The tension reflects a deeper philosophical divide about the role of courts in American democracy. Progressives view the Ninth Amendment as authorization for judicial evolution of constitutional meaning to address contemporary challenges. Conservatives see it as a constraint on both government power and judicial activism—a reminder that the Constitution's silence doesn't grant permission for official interference with natural rights.

The Stakes: Democracy vs. Judicial Supremacy

The battle over Ninth Amendment interpretation isn't merely academic—it strikes at the heart of American democratic governance. When courts use unenumerated rights doctrine to override legislative majorities, they transform the Constitution from a framework for democratic self-government into a tool for judicial supremacy.

Consider the implications. If the Ninth Amendment authorizes courts to discover new constitutional rights based on evolving social consensus, then virtually any policy preference can be elevated to constitutional status through creative judicial interpretation. Climate change becomes a constitutional right. Healthcare access becomes a constitutional right. Same-sex marriage becomes a constitutional right. Each judicial "discovery" removes another area of social policy from democratic deliberation.

This trend threatens the constitutional balance that has sustained American democracy for over two centuries. The Founders designed a system of separated powers precisely to prevent any single branch from accumulating too much authority. When courts use the Ninth Amendment to impose policy preferences on unwilling populations, they upset that balance and undermine the legitimacy of democratic institutions.

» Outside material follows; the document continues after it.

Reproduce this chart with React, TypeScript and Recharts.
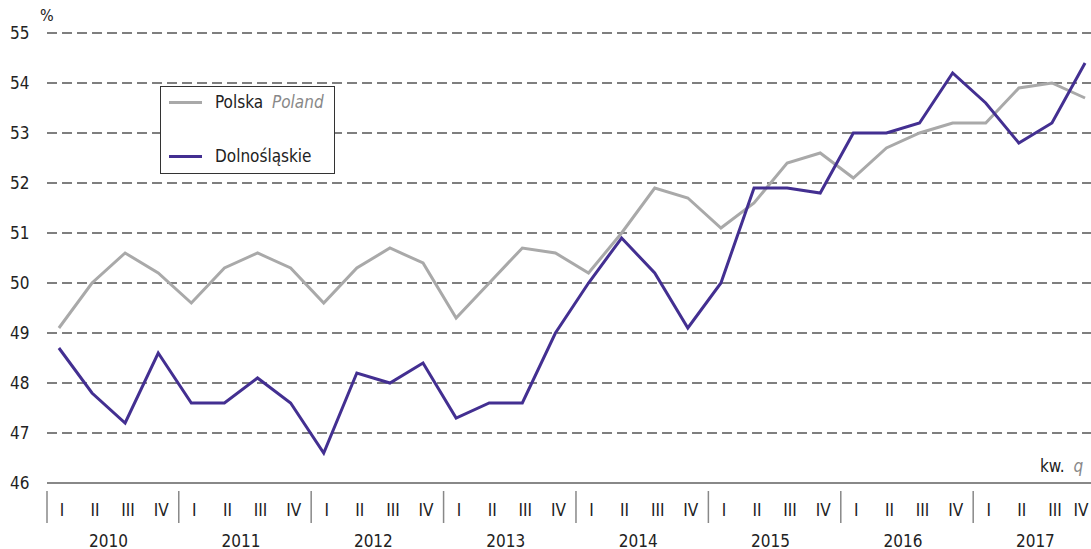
import { LineChart, Line, XAxis, YAxis, CartesianGrid } from "recharts";

const years = [2010, 2011, 2012, 2013, 2014, 2015, 2016, 2017];
const quarterLabels = ["I", "II", "III", "IV"];
const yTicks = [46, 47, 48, 49, 50, 51, 52, 53, 54, 55];

// Polska (Poland), % per quarter 2010 I – 2017 IV
const polska = [
  49.1, 50.0, 50.6, 50.2, 49.6, 50.3, 50.6, 50.3, 49.6, 50.3, 50.7, 50.4, 49.3, 50.0, 50.7, 50.6,
  50.2, 51.0, 51.9, 51.7, 51.1, 51.6, 52.4, 52.6, 52.1, 52.7, 53.0, 53.2, 53.2, 53.9, 54.0, 53.7,
];
// Dolnośląskie
const dolnoslaskie = [
  48.7, 47.8, 47.2, 48.6, 47.6, 47.6, 48.1, 47.6, 46.6, 48.2, 48.0, 48.4, 47.3, 47.6, 47.6, 49.0,
  50.0, 50.9, 50.2, 49.1, 50.0, 51.9, 51.9, 51.8, 53.0, 53.0, 53.2, 54.2, 53.6, 52.8, 53.2, 54.4,
];

const data = polska.map((p, i) => ({
  i,
  year: years[Math.floor(i / 4)],
  q: quarterLabels[i % 4],
  polska: p,
  dolnoslaskie: dolnoslaskie[i],
}));

const FONT = "'Liberation Sans Narrow', 'DejaVu Sans Condensed', 'Roboto Condensed', sans-serif";
const GRAY = "#a9a9a9";
const PURPLE = "#432f91";
const STEP = 33.1;

const QuarterTick = (props: any) => {
  const { x, y, payload } = props;
  const i = payload.value as number;
  const d = data[i];
  if (!d) return null;
  const sep = Math.max(x - STEP / 2 + 4, 47);
  return (
    <g>
      <text x={i === data.length - 1 ? x - 4 : x + 3} y={y + 25} textAnchor="middle" fontSize={17} fontFamily={FONT} fill="#222">
        {d.q}
      </text>
      {i % 4 === 0 && (
        <>
          <line x1={sep} x2={sep} y1={y} y2={y + 32} stroke="#888" strokeWidth={1.5} />
          <text x={x + 1.5 * STEP} y={y + 56} textAnchor="middle" fontSize={17} fontFamily={FONT} fill="#222">
            {d.year}
          </text>
        </>
      )}
    </g>
  );
};

const ValueTick = (props: any) => {
  const { y, payload } = props;
  return (
    <text x={10} y={y + 6} textAnchor="start" fontSize={17} fontFamily={FONT} fill="#222">
      {payload.value}
    </text>
  );
};

export default function App() {
  return (
    <div style={{ position: "absolute", left: 0, top: 0, width: 1091, height: 549, overflow: "hidden", background: "#fff" }}>
      <LineChart width={1091} height={549} data={data} margin={{ top: 33, right: 0, bottom: 0, left: 0 }}>
        <CartesianGrid vertical={false} stroke="#555" strokeDasharray="10 5" strokeWidth={1.3} />
        <XAxis
          dataKey="i"
          type="number"
          domain={[-0.36, 31.18]}
          allowDataOverflow
          ticks={data.map((d) => d.i)}
          interval={0}
          height={66}
          tickLine={false}
          axisLine={{ stroke: "#888", strokeWidth: 2 }}
          tick={<QuarterTick />}
        />
        <YAxis
          width={47}
          domain={[46, 55]}
          ticks={yTicks}
          interval={0}
          axisLine={false}
          tickLine={false}
          tick={<ValueTick />}
        />
        <Line type="linear" dataKey="polska" name="Polska" stroke={GRAY} strokeWidth={3} dot={false} isAnimationActive={false} />
        <Line type="linear" dataKey="dolnoslaskie" name="Dolnośląskie" stroke={PURPLE} strokeWidth={3} dot={false} isAnimationActive={false} />
      </LineChart>
      <div
        style={{
          position: "absolute",
          left: 160,
          top: 86,
          width: 175,
          height: 88,
          border: "1px solid #333",
          background: "#fff",
          fontFamily: FONT,
          fontSize: 17,
          color: "#222",
          boxSizing: "border-box",
        }}
      >
        <div style={{ position: "absolute", left: 8, top: 14, width: 33, height: 3, background: GRAY }} />
        <div style={{ position: "absolute", left: 54, top: 5, whiteSpace: "nowrap" }}>
          Polska <span style={{ fontStyle: "italic", color: "#888", marginLeft: 4 }}>Poland</span>
        </div>
        <div style={{ position: "absolute", left: 8, top: 68, width: 33, height: 3, background: PURPLE }} />
        <div style={{ position: "absolute", left: 54, top: 59, whiteSpace: "nowrap" }}>Dolnośląskie</div>
      </div>
      <div style={{ position: "absolute", left: 40, top: 6, fontFamily: FONT, fontSize: 16, color: "#222" }}>%</div>
      <div style={{ position: "absolute", left: 1040, top: 456, fontFamily: FONT, fontSize: 17, color: "#222", whiteSpace: "nowrap" }}>
        kw. <span style={{ fontStyle: "italic", color: "#888", marginLeft: 4 }}>q</span>
      </div>
    </div>
  );
}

Reclaiming Constitutional Text from Judicial Activism

Conservatives must develop a coherent strategy for reclaiming the Ninth Amendment's original meaning before progressive legal theorists use it to manufacture the next generation of unenumerated rights. This requires both intellectual rigor and political courage.

Intellectually, conservative legal scholars must articulate a principled framework for identifying legitimate unenumerated rights that doesn't collapse into judicial policy-making. This likely means grounding Ninth Amendment interpretation in historical understanding, natural law traditions, and democratic consensus rather than contemporary moral theory.

Politically, conservative politicians must prioritize judicial appointments that understand the difference between constitutional interpretation and legislative policy-making. The Supreme Court's recent willingness to overturn decades of activist precedent in cases like Dobbs v. Jackson Women's Health Organization demonstrates that constitutional course-correction remains possible with the right personnel.

The Choice Before Us: Constitutional Restoration or Judicial Oligarchy

The Ninth Amendment stands at a constitutional crossroads. Properly interpreted, it could serve its original function as a bulwark against federal overreach and a reminder that government power remains limited even when the Constitution doesn't explicitly prohibit specific actions. Misinterpreted, it becomes a blank check for judicial activists to impose their policy preferences on a democratic society.

The stakes couldn't be higher. If conservatives allow progressive legal theorists to continue weaponizing the Ninth Amendment for judicial supremacy, American democracy will increasingly resemble an oligarchy of unelected judges rather than a republic of self-governing citizens.

The Ninth Amendment was Madison's gift to constitutional liberty—but only if we have the wisdom to unwrap it properly.